To Mohammed Ali Baba, former director at CBN, ordinarily, people don’t go about disclosing their account details to relations. For now, as far as regulation is concerned, the relationship is between a customer and a bank not any other party.

But there is need for a regulation to stop banks from profiting from such funds that are trapped in their vaults.  CBN, according to him, can work out details by which legal beneficiaries can have access to the deceased’s fund. He is concerned that when banks observe inactivity in an account for a long period, they feign ignorance and even when the family members are aware, the documentation may take three to four years.

He further recommended publication of details of such accounts. “Just the way they publish names of recalcitrant debtors, banks should be made to also publish details of dormant accounts. That way, family members of deceased persons can see and come for them. Banks invest these monies in the interbank market.
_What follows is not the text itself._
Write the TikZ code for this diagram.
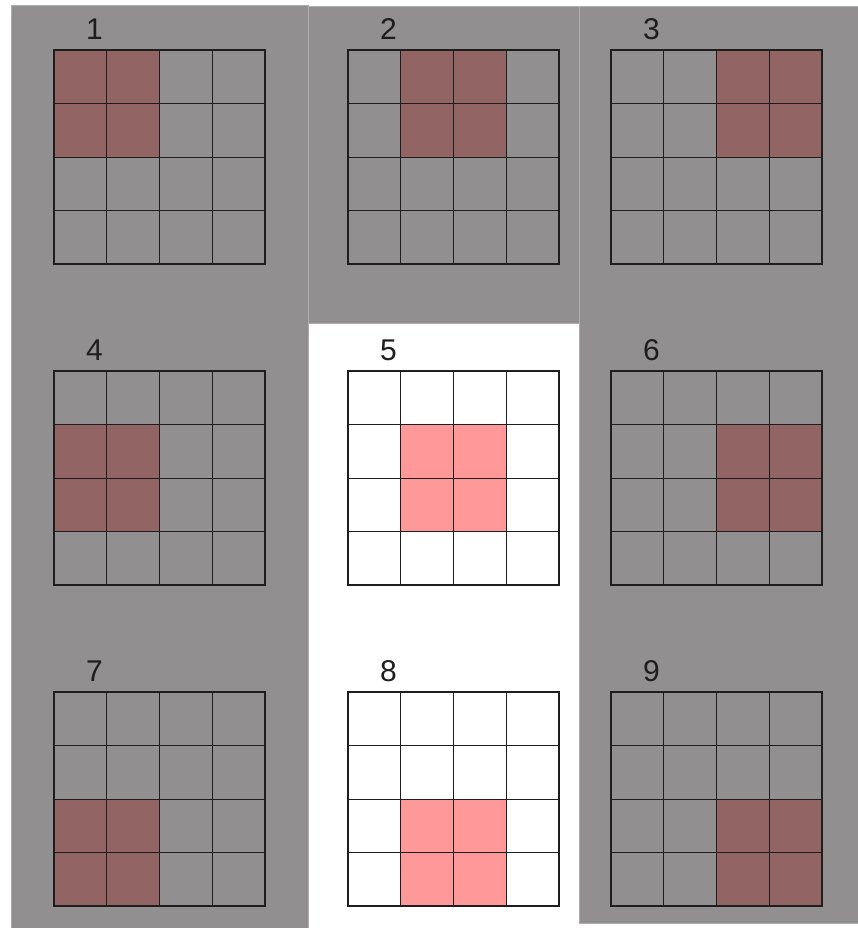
\documentclass[tikz,border=0pt]{standalone}
\usepackage{fontspec}
\setmainfont{Liberation Sans}
\definecolor{panelgray}{RGB}{145,143,144}
\definecolor{paneledge}{RGB}{175,173,174}
\definecolor{darkcell}{RGB}{147,100,100}
\definecolor{pinkcell}{RGB}{255,153,153}
\definecolor{ink}{RGB}{30,30,30}
\begin{document}
\begin{tikzpicture}[x=1pt,y=-1pt,
  numlabel/.style={font=\fontsize{30}{30}\selectfont, text=ink, inner sep=0pt, anchor=center},
  gridbox/.style={draw=ink, line width=1.2pt, minimum width=211pt, minimum height=214pt, inner sep=0pt, fill=none},
  gridline/.style={draw=ink, line width=0.9pt},
  panel/.style={fill=panelgray, draw=paneledge, line width=0.6pt}]
\useasboundingbox (0,0) rectangle (857,928);
\fill[white] (0,0) rectangle (857,928);
\path[panel] (11,5) rectangle (308,929);
\path[panel] (308,6) rectangle (579,323);
\path[panel] (579,6) rectangle (858,923);
\foreach \n/\gx/\gy/\hc/\hr/\fc in {
  1/54/50/0/0/darkcell, 2/348/50/1/0/darkcell, 3/611/50/2/0/darkcell,
  4/54/371/0/1/darkcell, 5/348/371/1/1/pinkcell, 6/611/371/2/1/darkcell,
  7/54/692/0/2/darkcell, 8/348/692/1/2/pinkcell, 9/611/692/2/2/darkcell}{
  \fill[\fc] ({\gx+\hc*52.75},{\gy+\hr*53.5}) rectangle ++(105.5,107);
  \foreach \i in {1,2,3}{
    \draw[gridline] ({\gx+\i*52.75},\gy) -- ++(0,214);
    \draw[gridline] (\gx,{\gy+\i*53.5}) -- ++(211,0);
  }
  \node[gridbox] (g\n) at ({\gx+105.5},{\gy+107}) {};
  \node[numlabel] (lab\n) at ({\gx+40.5},{\gy-21}) {\n};
}
\end{tikzpicture}
\end{document}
If there are N5,000 in 2million accounts, the aggregation will give so much money,” the former banker stated.

Also, former General Secretary of the Nigerian Bar Association, Afam Osigwe, in a TV programme monitored in Lagos, drew attention to why re-jigging of the law is necessary in this context. He explained that the way it is at the moment, next of kin does not mean the person is intended to be the beneficiary of the money in the owner’s account in case of death. Next of kin according to him, means a person that should be contacted in case of any emergency. It does not confer any beneficial interest.

He said one way to ensure that a relation has access to a person’s account is by express instruction that money should be paid to the named beneficiary (ies) upon death. Another way is by having a joint account by which case whoever survives takes the money except there is contrary instruction. Usigwe said a bank has a confidential duty to protect accounts of customers and “if you did not notify the bank, it will not come looking for you with a dead person’s money… CBN’s duty is to ensure protection of such funds. We are very secretive. Sometimes there may be family legal disputes that could trap the funds for up to 10 years.”
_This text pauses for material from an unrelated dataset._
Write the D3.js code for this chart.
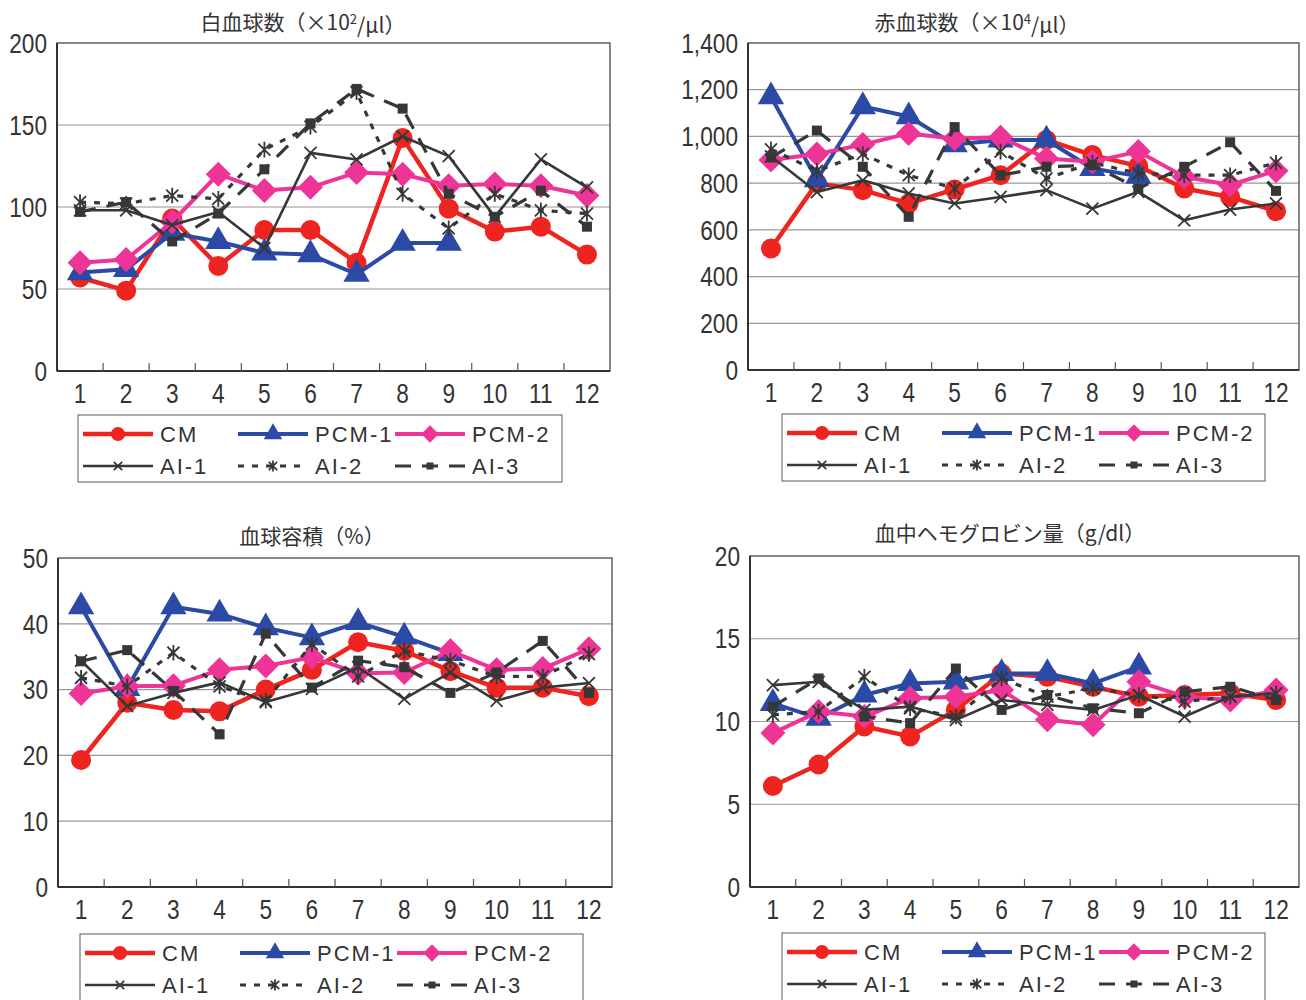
<!DOCTYPE html>
<html>
<head>
<meta charset="utf-8">
<script src="https://cdn.jsdelivr.net/npm/d3@7"></script>
<style>
  body { margin: 0; background: #fff; }
  svg { display: block; }
  .tick-num { font-family: "Liberation Sans", "DejaVu Sans", sans-serif; font-size: 27px; fill: #333; }
  .title { font-family: "Noto Sans CJK JP", "Noto Sans", sans-serif; font-size: 21px; fill: #333; }
  .leg { font-family: "Liberation Sans", "DejaVu Sans", sans-serif; font-size: 22px; fill: #333; letter-spacing: 2px; }
</style>
</head>
<body>
<div id="chart"></div>
<script>
const months = ['1','2','3','4','5','6','7','8','9','10','11','12'];
const seriesNames = ['CM', 'PCM-1', 'PCM-2', 'AI-1', 'AI-2', 'AI-3'];

// 白血球数 (x10^2/µl)
const wbcCM   = [57, 49, 93, 64, 86, 86, 66, 142, 99, 85, 88, 71];
const wbcPCM1 = [60, 62, 84, 79, 72, 71, 59, 78, 78, null, null, null];
const wbcPCM2 = [66, 68, 91, 120, 110, 112, 121, 120, 113, 114, 113, 107];
const wbcAI1  = [98, 98, 89, 97, 75, 133, 129, 143, 131, 94, 129, 112];
const wbcAI2  = [103, 102, 107, 105, 135, 149, 170, 108, 87, 108, 98, 96];
const wbcAI3  = [97, 103, 79, 96, 123, 151, 172, 160, 108, 94, 110, 88];

// 赤血球数 (x10^4/µl)
const rbcCM   = [520, 800, 770, 713, 773, 834, 985, 920, 873, 777, 741, 680];
const rbcPCM1 = [1170, 815, 1128, 1085, 965, 985, 985, 863, 830, null, null, null];
const rbcPCM2 = [899, 925, 965, 1013, 990, 996, 906, 892, 935, 827, 792, 853];
const rbcAI1  = [915, 762, 812, 756, 713, 741, 770, 691, 763, 641, 687, 713];
const rbcAI2  = [945, 853, 925, 834, 777, 935, 820, 887, 842, 834, 834, 887];
const rbcAI3  = [910, 1025, 870, 656, 1040, 834, 870, 877, 777, 870, 975, 767];

// 血球容積 (%)
const hctCM   = [19.3, 28, 26.9, 26.7, 30, 33, 37.2, 35.9, 32.8, 30.3, 30.3, 29];
const hctPCM1 = [42.6, 30.2, 42.6, 41.5, 39.4, 37.9, 40.2, 38, 35.5, null, null, null];
const hctPCM2 = [29.4, 30.5, 30.6, 33, 33.6, 34.9, 32.5, 32.6, 35.9, 33, 33.2, 36.2];
const hctAI1  = [34.4, 27.5, 29.5, 31.1, 28.1, 30.1, 33.4, 28.6, 32.6, 28.3, 30.3, 31];
const hctAI2  = [31.8, 30.5, 35.6, 30.5, 28.3, 36.9, 32, 35.9, 34.4, 32, 32, 35.4];
const hctAI3  = [34.3, 36, 29.8, 23.2, 38.5, 30.3, 34.4, 33.4, 29.5, 32.6, 37.4, 29.5];

// 血中ヘモグロビン量 (g/dl)
const hbCM   = [6.1, 7.4, 9.7, 9.1, 10.7, 12.9, 12.7, 12.1, 11.5, 11.6, 11.7, 11.3];
const hbPCM1 = [11.1, 10.2, 11.6, 12.3, 12.4, 12.9, 12.9, 12.3, 13.3, null, null, null];
const hbPCM2 = [9.3, 10.6, 10.3, 11.4, 11.5, 11.9, 10.1, 9.8, 12.4, 11.5, 11.3, 11.9];
const hbAI1  = [12.2, 12.4, 10.7, 10.9, 10.1, 11.3, 11, 10.7, 11.6, 10.3, 11.5, 11.7];
const hbAI2  = [10.4, 10.6, 12.7, 10.8, 10.3, 12.6, 11.5, 12, 11.6, 11.2, 11.5, 11.7];
const hbAI3  = [10.9, 12.6, 10.3, 9.9, 13.2, 10.7, 11.6, 10.8, 10.5, 11.8, 12.1, 11.3];

const styles = {
  'CM':    { color: '#ee2420', width: 4.5, dash: null,    marker: 'circle' },
  'PCM-1': { color: '#2b4aa6', width: 4,   dash: null,    marker: 'triangle' },
  'PCM-2': { color: '#ee3597', width: 4,   dash: null,    marker: 'diamond' },
  'AI-1':  { color: '#353836', width: 2.6, dash: null,    marker: 'x' },
  'AI-2':  { color: '#353836', width: 3.2, dash: '6,8',   marker: 'star' },
  'AI-3':  { color: '#353836', width: 3.2, dash: '16,11', marker: 'square' }
};

const panels = [
  { title: ['白血球数（×10', '2', '/μl）'], cx: 303, ty: 22,
    x0: 57, x1: 610, y0: 43, y1: 371, max: 200, step: 50,
    data: [wbcCM, wbcPCM1, wbcPCM2, wbcAI1, wbcAI2, wbcAI3],
    legend: { x: 78, y: 415, w: 484, h: 67 } },
  { title: ['赤血球数（×10', '4', '/μl）'], cx: 977, ty: 22,
    x0: 748, x1: 1299, y0: 43, y1: 370, max: 1400, step: 200,
    data: [rbcCM, rbcPCM1, rbcPCM2, rbcAI1, rbcAI2, rbcAI3],
    legend: { x: 782, y: 414, w: 483, h: 67 } },
  { title: ['血球容積（%）'], cx: 312, ty: 536,
    x0: 58, x1: 612, y0: 558, y1: 887, max: 50, step: 10,
    data: [hctCM, hctPCM1, hctPCM2, hctAI1, hctAI2, hctAI3],
    legend: { x: 80, y: 934, w: 503, h: 72 } },
  { title: ['血中ヘモグロビン量（g/dl）'], cx: 1010, ty: 533,
    x0: 750, x1: 1299, y0: 556, y1: 887, max: 20, step: 5,
    data: [hbCM, hbPCM1, hbPCM2, hbAI1, hbAI2, hbAI3],
    legend: { x: 782, y: 933, w: 483, h: 72 } }
];

const svg = d3.select('#chart').append('svg')
  .attr('width', 1306).attr('height', 1000);

function drawMarker(g, kind, color, s) {
  if (kind === 'circle') {
    g.append('circle').attr('r', 10 * s).attr('fill', color);
  } else if (kind === 'triangle') {
    g.append('path').attr('d', d3.symbol(d3.symbolTriangle, 300 * s * s)()).attr('fill', color);
  } else if (kind === 'diamond') {
    const r = 12.5 * s;
    g.append('path').attr('d', `M0,${-r}L${r},0L0,${r}L${-r},0Z`).attr('fill', color);
  } else if (kind === 'x') {
    const r = 6 * s;
    g.append('path').attr('d', `M${-r},${-r}L${r},${r}M${-r},${r}L${r},${-r}`)
      .attr('stroke', color).attr('stroke-width', 1.8).attr('fill', 'none');
  } else if (kind === 'star') {
    const r = 6 * s;
    g.append('path').attr('d', `M${-r},${-r}L${r},${r}M${-r},${r}L${r},${-r}M0,${-r * 1.3}L0,${r * 1.3}`)
      .attr('stroke', color).attr('stroke-width', 1.8).attr('fill', 'none');
  } else if (kind === 'square') {
    const r = 5 * s;
    g.append('rect').attr('x', -r).attr('y', -r).attr('width', 2 * r).attr('height', 2 * r).attr('fill', color);
  }
}

// narrow numeric label: squeeze horizontally around its anchor
function numLabel(g, px, py, anchor, str) {
  g.append('g').attr('transform', `translate(${px},${py}) scale(0.84,1)`)
    .append('text').attr('class', 'tick-num')
    .attr('dy', '0.36em').attr('text-anchor', anchor)
    .text(str);
}

panels.forEach(p => {
  const g = svg.append('g');
  const x = d3.scaleBand().domain(months).range([p.x0, p.x1]);
  const y = d3.scaleLinear().domain([0, p.max]).range([p.y1, p.y0]);
  const yTicks = d3.range(0, p.max + p.step / 2, p.step);

  // gridlines
  g.selectAll('.grid').data(yTicks.filter(t => t > 0 && t < p.max)).join('line')
    .attr('x1', p.x0).attr('x2', p.x1)
    .attr('y1', d => y(d)).attr('y2', d => y(d))
    .attr('stroke', '#9b9498').attr('stroke-width', 1.2);

  // frame
  g.append('rect').attr('x', p.x0).attr('y', p.y0)
    .attr('width', p.x1 - p.x0).attr('height', p.y1 - p.y0)
    .attr('fill', 'none').attr('stroke', '#555').attr('stroke-width', 1.4);
  g.append('line').attr('x1', p.x0).attr('x2', p.x0).attr('y1', p.y0).attr('y2', p.y1)
    .attr('stroke', '#333').attr('stroke-width', 2);
  g.append('line').attr('x1', p.x0).attr('x2', p.x1).attr('y1', p.y1).attr('y2', p.y1)
    .attr('stroke', '#333').attr('stroke-width', 2);

  // x ticks between categories
  g.selectAll('.xt').data(months.slice(1)).join('line')
    .attr('x1', d => x(d)).attr('x2', d => x(d))
    .attr('y1', p.y1).attr('y2', p.y1 - 8)
    .attr('stroke', '#555').attr('stroke-width', 1.2);

  // y labels
  yTicks.forEach(t => numLabel(g, p.x0 - 10, y(t), 'end', d3.format(',')(t)));

  // x labels
  months.forEach(m => numLabel(g, x(m) + x.bandwidth() / 2, p.y1 + 22, 'middle', m));

  // title
  const t = g.append('text').attr('class', 'title')
    .attr('x', p.cx).attr('y', p.ty).attr('dy', '0.36em').attr('text-anchor', 'middle');
  t.append('tspan').text(p.title[0]);
  if (p.title.length > 1) {
    t.append('tspan').attr('dy', '-0.45em').attr('font-size', '13px').text(p.title[1]);
    t.append('tspan').attr('dy', '0.45em').text(p.title[2]);
  }

  // series
  seriesNames.forEach((name, i) => {
    const st = styles[name];
    const vals = p.data[i];
    const pts = vals.map((v, j) => ({ m: months[j], v })).filter(d => d.v != null);
    const line = d3.line().x(d => x(d.m) + x.bandwidth() / 2).y(d => y(d.v));
    g.append('path').datum(pts)
      .attr('d', line)
      .attr('fill', 'none').attr('stroke', st.color)
      .attr('stroke-width', st.width)
      .attr('stroke-dasharray', st.dash)
      .attr('stroke-linejoin', 'round');
    pts.forEach(d => {
      const mg = g.append('g')
        .attr('transform', `translate(${x(d.m) + x.bandwidth() / 2},${y(d.v)})`);
      drawMarker(mg, st.marker, st.color, 1);
    });
  });

  // legend
  const L = p.legend;
  const lg = g.append('g');
  lg.append('rect').attr('x', L.x).attr('y', L.y).attr('width', L.w).attr('height', L.h)
    .attr('fill', '#fff').attr('stroke', '#777').attr('stroke-width', 1.2);
  const cols = [5, 160, 317];
  const rows = [19, 51];
  seriesNames.forEach((name, i) => {
    const st = styles[name];
    const lx = L.x + cols[i % 3];
    const ly = L.y + rows[Math.floor(i / 3)];
    lg.append('line').attr('x1', lx).attr('x2', lx + 70).attr('y1', ly).attr('y2', ly)
      .attr('stroke', st.color).attr('stroke-width', st.width)
      .attr('stroke-dasharray', st.dash);
    const mg = lg.append('g').attr('transform', `translate(${lx + 35},${ly})`);
    drawMarker(mg, st.marker, st.color, 0.7);
    lg.append('text').attr('class', 'leg')
      .attr('x', lx + 77).attr('y', ly).attr('dy', '0.36em')
      .text(name);
  });
});
</script>
</body>
</html>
In view of the forgoing, some concerned citizens who have joined calls for a review of the laws guiding dormant and inactive accounts, reason that instead of allowing fraudsters and a few individuals to reap where they did not sow (unclaimed funds in banks), government should rather appropriate such funds for the benefit of over 40 per cent of Nigerians who are living below N380 a day, or N137,439 a year according to the National Bureau of Statistics.

These are issues that constitute big problems for banks in dealing with deceased customers deposits. It is not limited to bank deposits, but also landed properties. The Securities and Exchange Commission (SEC) solved this problem with dividend payment by introducing e-dividend to eliminate the incidence of unclaimed dividends in Nigeria, valued already at about N130 billion as at December 2019.

So, Ajibola, in agreement with Osigwe, believes that there is need for amendment of extant laws governing this matter. Bank’s hands are tied because most times they make reference to such laws as the CBN Act of 2007, BOFIA and the NDIC Act. Good enough, the Banks and Other Financial Institutions Act (BOFIA) is being looked into by the legislature and the Nigerian Deposit Insurance Corporation (NDIC) Act is also being amended.

In applying development law policy, issues that touch on account opening forms should not be overlooked. It can be couched in a way that it confers the next of kin rights to the customer’s money and even other properties if the beneficiary is not expressly stated.

“There should be a separate return on deceased customers to the CBN. We should establish express or constructive notice on how the banks will be informed about a customer’s death.  In the judicial aspect, the process of obtaining letter of administration should be made easy. I think a commercial court can deal with this issue. I have seen customers pursuing their dead person’s money for two to three years and eventually abandoning the account,” Ajibola said.